Wednesday, November 6, 2013

Week 1 Meals and Observations

If you're not sure what this is all about, start here.

Even though Jim desperately wanted me to name this project "The Hunger Games," I'm happy to report that nobody starved to death or even went very hungry. Here's what we ate this week:

Friday November 1:
Breakfast is fried eggs each morning unless otherwise noted
Lunch - steak stir fry with cabbage and carrots (confession: half a leftover ribeye steak was one thing I  didn't want to give to the chickens when I cleaned out the fridge, so even though it's not local, we ate it. But that's it.)
Supper - pork chops with honey apple butter and steamed zucchini with goat butter

Saturday November 2:
Lunch - leftover pork chops and edible pod peas
Supper - sausage and moose chili, cheddar cheese, and barley flatbread with butter

Sunday November 3:
Lunch -  lunch was leftovers from the previous supper for the rest of the week unless otherwise noted
Supper - crock pot moose roast, oven-roasted carrots and potatoes
Dessert - honey ice cream

Monday November 4:
Snack - refrigerator pickles
Supper - moose stew with barley biscuits

Tuesday November 5:
Supper - two types of crustless quiche - Italian sausage and turnip greens, and broccoli cheddar
Dessert - honey ice cream

Wednesday November 6:
Snacks - refrigerator pickles and moose jerky
Supper - pork roast roasted on a bed of sauerkraut, mashed kabocha squash seasoned with ginger cinnamon honey, steamed broccoli
Dessert - honey ice cream

Thursday November 7:
Snack - moose jerky
Supper - chicken soup

Friday November 8:
Breakfast - fried eggs and sausage
Snack - Jim confessed to having a little bit of popcorn at the hardware store (Bad Jim!)
Supper - beef roast and gravy, sauteed zucchini and carrots

And here's where all of that came from:

Apples - Soldotna
Barley flour - Delta Junction
Beef - Homer
Broccoli - Soldotna
Butter - home made from goat milk
Cabbage - grocery store's "Alaska Grown" section
Carrots - MatSu Valley
Cheddar - homemade from goat milk
Chicken - home grown
Cucumbers - Soldotna
Edible pod peas - Soldotna
Eggs - home grown
Garlic - Nikiski
Honey - Kasilof
Kabocha squash - grocery store's "Alaska Grown" section
Lard for frying - home rendered from local pig
Milk - home grown
Moose - outside Fairbanks
Onions - farmer's market
Pork - Funny River
Turnip greens - Nikiski
Zucchini - Soldotna

So... Besides not starving to death, how did it go? Remarkably well, I must say. A few years ago, I had to go on a very restrictive diet for health reasons, and this is not nearly as bad, as far as taboo foods go. While I do miss the ready availability of handy prepackaged snacks, I was able to say goodbye to them fairly easily. I expect I'll eventually figure out some recipes for snacky things but for now, I'm okay with the occasional piece of cheese or jerky. The transition from Diet Coke to kombucha was not difficult at all, which surprised me. What was hard, though, was changing the errand-day habit of going through the drive-through at McD's for a soda and grabbing a sweet at the grocery store checkout. Today was errand day and I can honestly say I didn't really want the drink and sweets... but the habit was there and that was the hard thing.

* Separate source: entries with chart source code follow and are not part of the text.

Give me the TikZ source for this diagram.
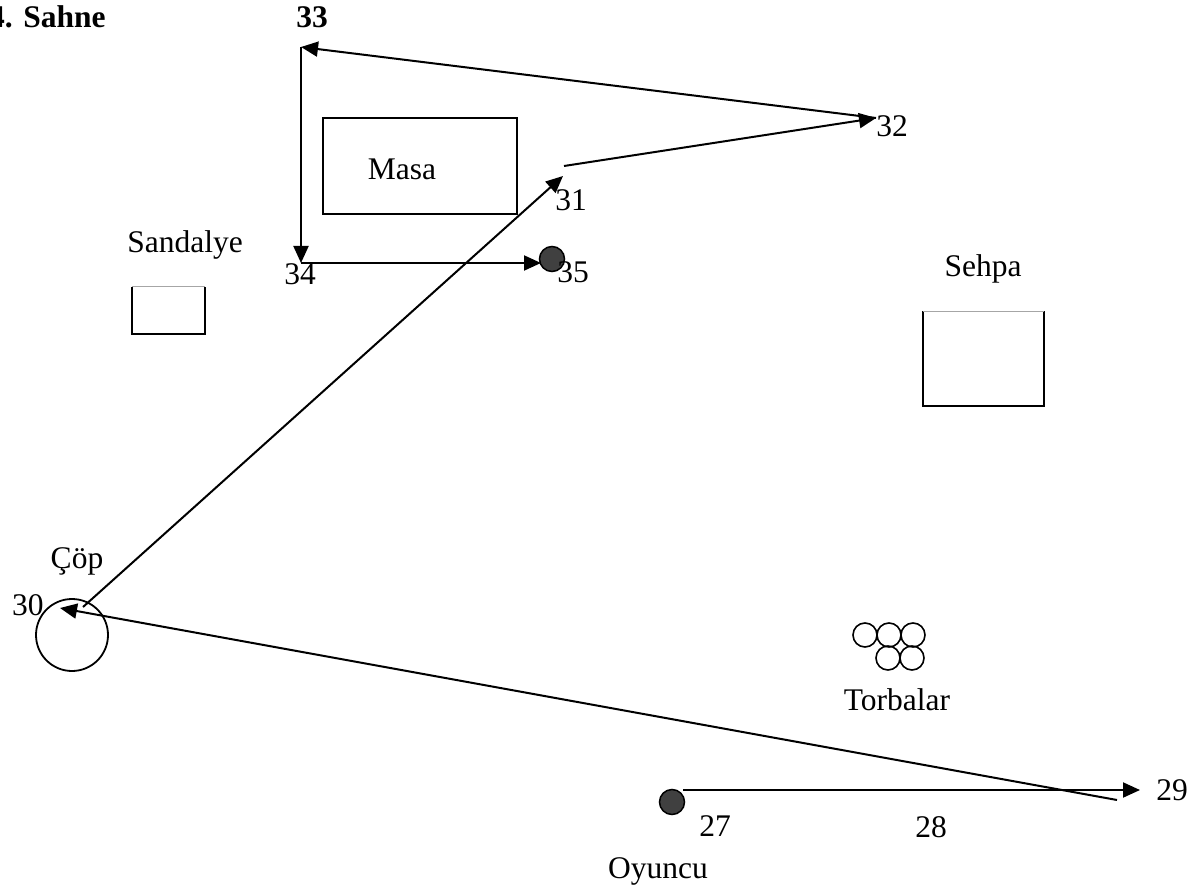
\documentclass[tikz,border=0pt]{standalone}
\usepackage{fontspec}
\setmainfont{Liberation Serif}
\usetikzlibrary{arrows.meta}
\begin{document}
\begin{tikzpicture}[x=1pt,y=-1pt,
  lbl/.style={inner sep=0pt,anchor=base,font=\fontsize{31.5}{36}\selectfont},
  bold lbl/.style={lbl,font=\fontsize{31.5}{36}\selectfont\bfseries},
  ln/.style={line width=2pt},
  arr/.style={ln,-{Triangle[length=17pt,width=15pt]}},
  furn/.style={line width=2pt},
  dot/.style={circle,draw=black,line width=1.5pt,fill=black!75,minimum size=25pt,inner sep=0pt},
  bag/.style={circle,draw=black,line width=1.6pt,minimum size=24pt,inner sep=0pt}]
\useasboundingbox (0,0) rectangle (1191,893);
% title
\node[bold lbl,anchor=base west] (title) at (-11,28) {4. Sahne};
% furniture
\draw[furn] (323,118) rectangle (517,214);
\node[lbl] (masa) at (402,180) {Masa};
\node[lbl] (sandalye) at (185,253) {Sandalye};
\draw[furn] (132,287) -- (132,334) -- (205,334) -- (205,287);
\draw[black!35,line width=1pt] (132,287) -- (205,287);
\node[lbl] (sehpa) at (983,277) {Sehpa};
\draw[furn] (923,311) -- (923,406) -- (1044,406) -- (1044,311);
\draw[black!35,line width=1pt] (923,311) -- (1044,311);
% trash
\node[circle,draw=black,line width=1.8pt,minimum size=72pt,inner sep=0pt] (cop) at (72,635) {};
\node[lbl] (copl) at (77,568) {Çöp};
% bags
\node[bag] (b1) at (865,635) {};
\node[bag] (b2) at (889,635) {};
\node[bag] (b3) at (913,635) {};
\node[bag] (b4) at (888,658) {};
\node[bag] (b5) at (912,658) {};
\node[lbl] (torbalar) at (897,710) {Torbalar};
% player
\node[dot] (p27) at (672,802) {};
\node[lbl] (oyuncu) at (658,878) {Oyuncu};
\node[dot] (p35) at (552,259) {};
% path coordinates
\coordinate (s27) at (683,790);
\coordinate (t29) at (1140,790);
\coordinate (s29) at (1117,800);
\coordinate (t30) at (60,608);
\coordinate (s30) at (83,607);
\coordinate (t31) at (563,176);
\coordinate (s31) at (564,166);
\coordinate (t32) at (876,118);
\coordinate (t33) at (301,47);
\coordinate (t34) at (301,263);
\coordinate (t35) at (541,263);
% connectors
\draw[arr] (s27) -- (t29);
\draw[arr] (s29) -- (t30);
\draw[arr] (s30) -- (t31);
\draw[arr] (s31) -- (t32);
\draw[arr] (t32) -- (t33);
\draw[arr] (t33) -- (t34);
\draw[arr] (t34) -- (t35);
% numbers
\node[lbl] (n27) at (715,836) {27};
\node[lbl] (n28) at (931,837) {28};
\node[lbl] (n29) at (1172,800) {29};
\node[lbl] (n30) at (28,615) {30};
\node[lbl] (n31) at (571,211) {31};
\node[lbl] (n32) at (892,137) {32};
\node[bold lbl] (n33) at (312,28) {33};
\node[lbl] (n34) at (300,285) {34};
\node[lbl] (n35) at (573,283) {35};
\end{tikzpicture}
\end{document}
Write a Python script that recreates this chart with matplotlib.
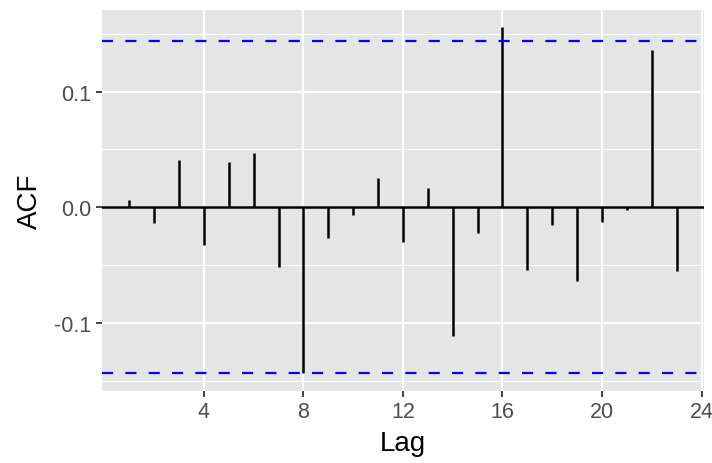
import matplotlib.pyplot as plt

lags = list(range(1, 24))
acf = [0.006, -0.014, 0.041, -0.033, 0.039, 0.047, -0.052, -0.143, -0.027,
       -0.007, 0.025, -0.030, 0.017, -0.111, -0.022, 0.156, -0.054, -0.015,
       -0.064, -0.013, -0.002, 0.136, -0.055]
ci = 0.1436

plt.rcParams['font.family'] = ['Liberation Sans', 'DejaVu Sans']

fig = plt.figure(figsize=(7.12, 4.64), dpi=100)
ax = fig.add_axes([0.1428, 0.1558, 0.8460, 0.8205])
ax.set_facecolor('#E5E5E5')

ax.vlines(lags, 0, acf, color='black', lw=1.8, zorder=3)
ax.axhline(0, color='black', lw=1.8, zorder=3)
ax.axhline(ci, color='#0000FF', lw=1.6, ls=(0, (5, 5.5)), zorder=3)
ax.axhline(-ci, color='#0000FF', lw=1.6, ls=(0, (5, 5.5)), zorder=3)

ax.set_xlim(-0.11, 24.1)
ax.set_ylim(-0.1587, 0.1707)
ax.set_xticks([4, 8, 12, 16, 20, 24])
ax.set_yticks([-0.1, 0.0, 0.1])
ax.set_yticklabels(['-0.1', '0.0', '0.1'])
ax.set_yticks([-0.15, -0.05, 0.05, 0.15], minor=True)

ax.grid(True, which='major', color='white', lw=1.6, zorder=0)
ax.grid(True, which='minor', axis='y', color='white', lw=0.8, zorder=0)
ax.set_axisbelow(True)

for s in ax.spines.values():
    s.set_visible(False)
ax.tick_params(which='major', length=4.5, width=1.3, color='#333333',
               labelcolor='#4D4D4D', labelsize=15.5, pad=3)
ax.tick_params(which='minor', length=0)

ax.set_xlabel('Lag', fontsize=20, color='black', labelpad=6)
ax.set_ylabel('ACF', fontsize=20, color='black', labelpad=8)

fig.savefig('out.png', dpi=100)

I've lost four and a half pounds this week, cutting out the junk. Yay, me! I don't know if it will stay off or if I'll lose more, but I hope so!

Time management is an issue for me and scheduling work so that I have dinner planned AND thawed by 4:30 has presented a problem on more than one day, I confess. I'm getting the hang of it, though. I've also discovered that, while I do know barley flour and wheat flour are not at all the same and are generally not interchangeable, I couldn't resist trying some recipes by substituting barley flour. Limited success. Needs more work. And nothing beats butter for frying an egg. Lard is good; lard-fried eggs are mediocre. Next year - stockpile more butter!!!

For the first time in our lives, we can point to nearly every single thing we've put in our mouths and tell you where it came from / who grew it / harvested it / butchered it / caught it / foraged it. I have a better appreciation for the amount of work it took to bring it from field to table, to blanch and freeze it, dehydrate it, can it, culture it, age it, cook it. It's a new feeling, being that connected to my food. I think I like it.